We certainly saw it, and called it out in December 2023 (Read More: Penguins Grades: Internal Frustration, Something is Deeply Wrong), but I should have been bolder. The column calling for Sullivan’s job was written and approved by other PHN staff in March of 2024, following a disastrous loss to the Washington Capitals and the obvious sulking following the Jake Guentzel trade, but was not published. Such a column is tough to walk back, and I didn’t believe in my gut that the Fenway Sports Group was eager for the change.

However, here’s what brought the hindsight into focus: Dan Muse.

Talking with Muse and assistants Todd Nelson and Mike Stothers was more refreshing than a tall glass of lemonade in August. Their small media availabilities were engaging, sometimes funny, but informative, too. They shared philosophies, talked about hockey, and were accessible.

They were everything that Sullivan was not, including to some players. Sullivan had grown too powerful and too familiar.

The calm and the enthusiasm of the new staff will bring new optimism, and the comparison to the past few years is unmistakable. Perhaps a change after the 2022-23 season might have given Sidney Crosby one more playoff run, but hindsight is easy (except for those of you who carped upon it for years).

In fairness, it was easy to believe that Sullivan was the right person for the job, and–just being honest–many of the people clamoring for his dismissal had been doing so consistently regardless of the situation. With hindsight, it should have happened a couple of years earlier.

Trade Prices

On multiple occasions, I have opined that Rickard Rakell was a three-asset trade piece. I think Dubas agreed, or still agrees.

However, the market clearly is not ready to pay up my perceived value for a 35-goal, 70-point winger who, excluding a disastrous start to the 2023-24 season, has been quite good beside Sidney Crosby and Evgeni Malkin since being acquired three years ago.
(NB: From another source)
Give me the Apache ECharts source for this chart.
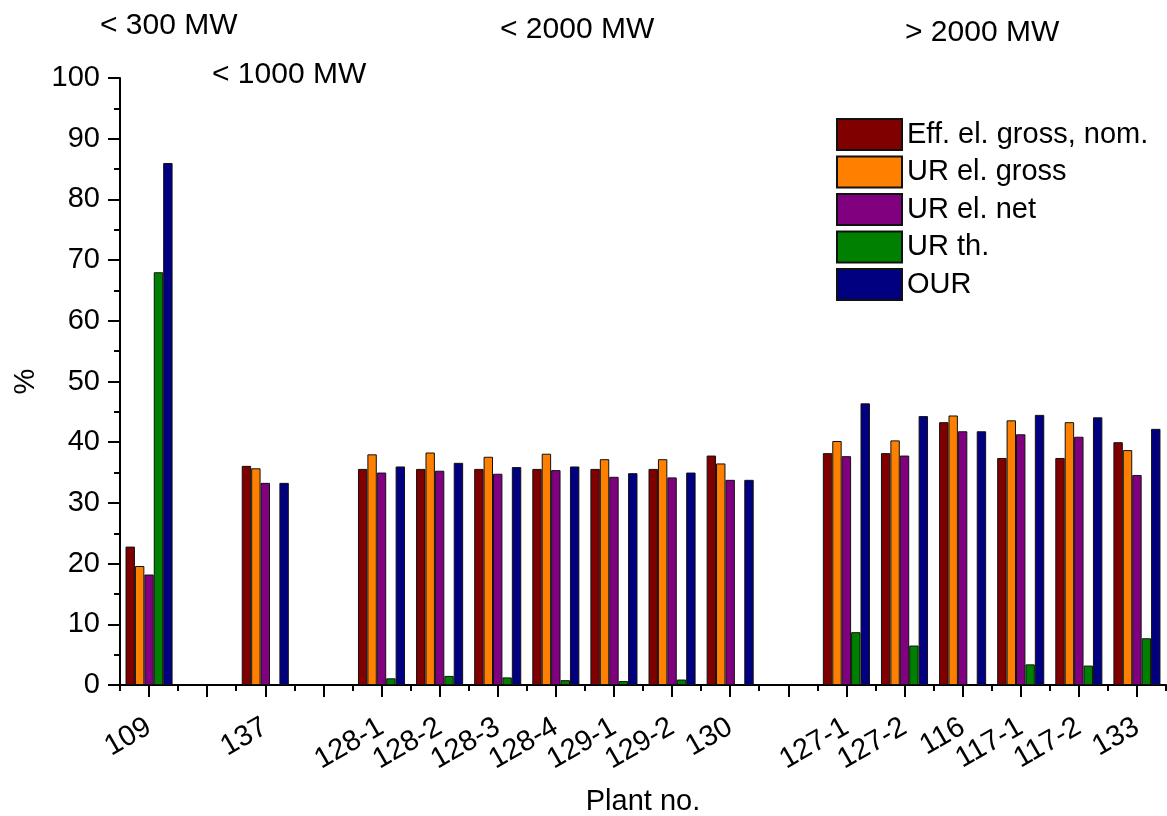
<!DOCTYPE html>
<html>
<head>
<meta charset="utf-8">
<script src="https://cdn.jsdelivr.net/npm/echarts@6/dist/echarts.min.js"></script>
<style>
  html, body { margin: 0; padding: 0; background: #fff; }
  #chart { width: 1167px; height: 816px; }
</style>
</head>
<body>
<div id="chart"></div>
<script>
// Plants grouped by capacity class; blank slots separate the classes
const plants = ['109', ' ', '137', '  ', '128-1', '128-2', '128-3', '128-4', '129-1', '129-2', '130', '   ',
                '127-1', '127-2', '116', '117-1', '117-2', '133'];

// Values in % per plant (null = no bar)
const effElGrossNom = [22.8, null, 36.1, null, 35.6, 35.6, 35.6, 35.6, 35.6, 35.6, 37.8, null, 38.2, 38.2, 43.3, 37.4, 37.4, 40.0];
const urElGross     = [19.6, null, 35.7, null, 38.0, 38.3, 37.6, 38.1, 37.2, 37.2, 36.5, null, 40.2, 40.3, 44.4, 43.6, 43.3, 38.7];
const urElNet       = [18.2, null, 33.3, null, 35.0, 35.3, 34.8, 35.4, 34.3, 34.2, 33.8, null, 37.7, 37.8, 41.8, 41.3, 40.9, 34.6];
const urTh          = [68.0, null, null, null, 1.1, 1.5, 1.25, 0.8, 0.65, 0.9, null, null, 8.7, 6.5, null, 3.4, 3.2, 7.7];
const our           = [86.0, null, 33.3, null, 36.0, 36.6, 35.9, 36.0, 34.9, 35.0, 33.8, null, 46.4, 44.3, 41.8, 44.5, 44.1, 42.2];

const seriesNames = ['Eff. el. gross, nom.', 'UR el. gross', 'UR el. net', 'UR th.', 'OUR'];
const seriesColors = ['#800000', '#ff8000', '#800080', '#008000', '#000080'];
const seriesValues = [effElGrossNom, urElGross, urElNet, urTh, our];

const classLabels = ['< 300 MW', '< 1000 MW', '< 2000 MW', '> 2000 MW'];

const FONT = 'Liberation Sans, Arial, sans-serif';
const chart = echarts.init(document.getElementById('chart'), null, { renderer: 'canvas' });

// capacity-class captions above the plot
const classPos = [[100, 27], [212, 76], [500, 31], [905, 34]];

chart.setOption({
  animation: false,
  backgroundColor: '#fff',
  textStyle: { fontFamily: FONT },
  grid: { left: 120, right: 1, top: 78, bottom: 131, containLabel: false, outerBoundsMode: 'none' },
  legend: {
    orient: 'vertical',
    left: 836,
    top: 118,
    padding: 0,
    itemWidth: 65,
    itemHeight: 31,
    itemGap: 4.5,
    icon: 'rect',
    textStyle: { fontSize: 29, color: '#000', fontFamily: FONT },
    data: seriesNames
  },
  xAxis: [
    {
      type: 'category',
      data: plants,
      name: 'Plant no.',
      nameLocation: 'middle',
      nameGap: 102,
      nameTextStyle: { fontSize: 29, color: '#000', fontFamily: FONT },
      axisLine: { show: true, lineStyle: { color: '#000', width: 2 } },
      axisTick: { show: true, alignWithLabel: true, interval: 0, length: 12, lineStyle: { color: '#000', width: 2 } },
      axisLabel: { interval: 0, rotate: 30, fontSize: 29, color: '#000', margin: 40, fontFamily: FONT },
      splitLine: { show: false }
    },
    {
      type: 'category',
      data: plants,
      position: 'bottom',
      axisLine: { show: false },
      axisTick: { show: true, interval: 0, length: 6, lineStyle: { color: '#000', width: 2 } },
      axisLabel: { show: false },
      splitLine: { show: false }
    }
  ],
  yAxis: {
    type: 'value',
    min: 0,
    max: 100,
    interval: 10,
    name: '%',
    nameLocation: 'middle',
    nameGap: 80,
    nameRotate: 90,
    nameTextStyle: { fontSize: 29, color: '#000', fontFamily: FONT },
    axisLine: { show: true, lineStyle: { color: '#000', width: 2 } },
    axisTick: { show: true, length: 12, lineStyle: { color: '#000', width: 2 } },
    minorTick: { show: true, splitNumber: 2, length: 6, lineStyle: { color: '#000', width: 2 } },
    axisLabel: { fontSize: 29, color: '#000', margin: 20, fontFamily: FONT },
    splitLine: { show: false },
    minorSplitLine: { show: false }
  },
  graphic: classLabels.map((t, i) => ({
    type: 'text',
    left: classPos[i][0],
    top: classPos[i][1] - 16,
    style: { text: t, font: '30px ' + FONT, fill: '#000' }
  })),
  series: seriesNames.map((name, i) => ({
    name,
    type: 'bar',
    xAxisIndex: 0,
    data: seriesValues[i],
    barGap: 0,
    barCategoryGap: '19%',
    itemStyle: { color: seriesColors[i], borderColor: '#111', borderWidth: 1 }
  }))
});
</script>
</body>
</html>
Rakell has a very underrated physical streak, sharp playmaking, and his finishing ability is akin to a 30-goal scorer.

Yet, the NHL trade market seems to be not nearly as enthusiastic as my evaluations. I do not necessarily understand why Rakell hasn’t garnered a higher price yet, but that is the reality. Building on Tuesday’s column, we were told prior to the draft that the LA Kings had called on Rakell. The Seattle Kraken and others seem to be good fits.

I’ll double down on the opinion–I would take Rakell at $5 million over Nikolaj Ehlers at $8.5 million.

However, it seems other GMs disagree, and thus (at least for now), I’m wrong.

What Did I Get Right?

Dubas has been methodical in his approach. The firesale talk at mid-season was obviously not true, but Dubas hung the shingle over his office as early as January. He’s been selective and has not sold below market value, or, as some may argue, at market value.

Dubas is selling and building, but he’s got a longer-range plan.

I think we called it–there would not be bigger free agent signings, and moves now are for the 2027-28 season. The signings of Anthony Mantha, Justin Brazeau, and Alex Alexeyev are for the future or the scrap heap. If they flunk out of Muse school, it will be easy to move on. If they succeed, they have trade value or long-range potential.

In fact, this writer is intrigued by Brazeau’s size and still somewhat untapped potential. If the Penguins’ development staff and performance staff can help him along, he has more to give. That is very much true of Alexeyev, too.

I think we uncovered the Rosetta Stone of the Dubas Code when we looked ahead two seasons to see that almost none of the veterans are under contract. When you compare that to the Florida Panthers and other contenders, who have their core and complementary players under contract for years, the Penguins will have a clean slate in ’27-28.

Kris Letang, Ryan Graves, Rust, Rakell, and Tristan Jarry are the only vets who have a contract beyond the next two years. It also does not require Sherlock Holmes to deduce that most of them will not be with the team in a couple of years, or that the vets who have struggled will have enjoyed a great turnaround.

The Dubas Code. Maybe we will coin that, eh?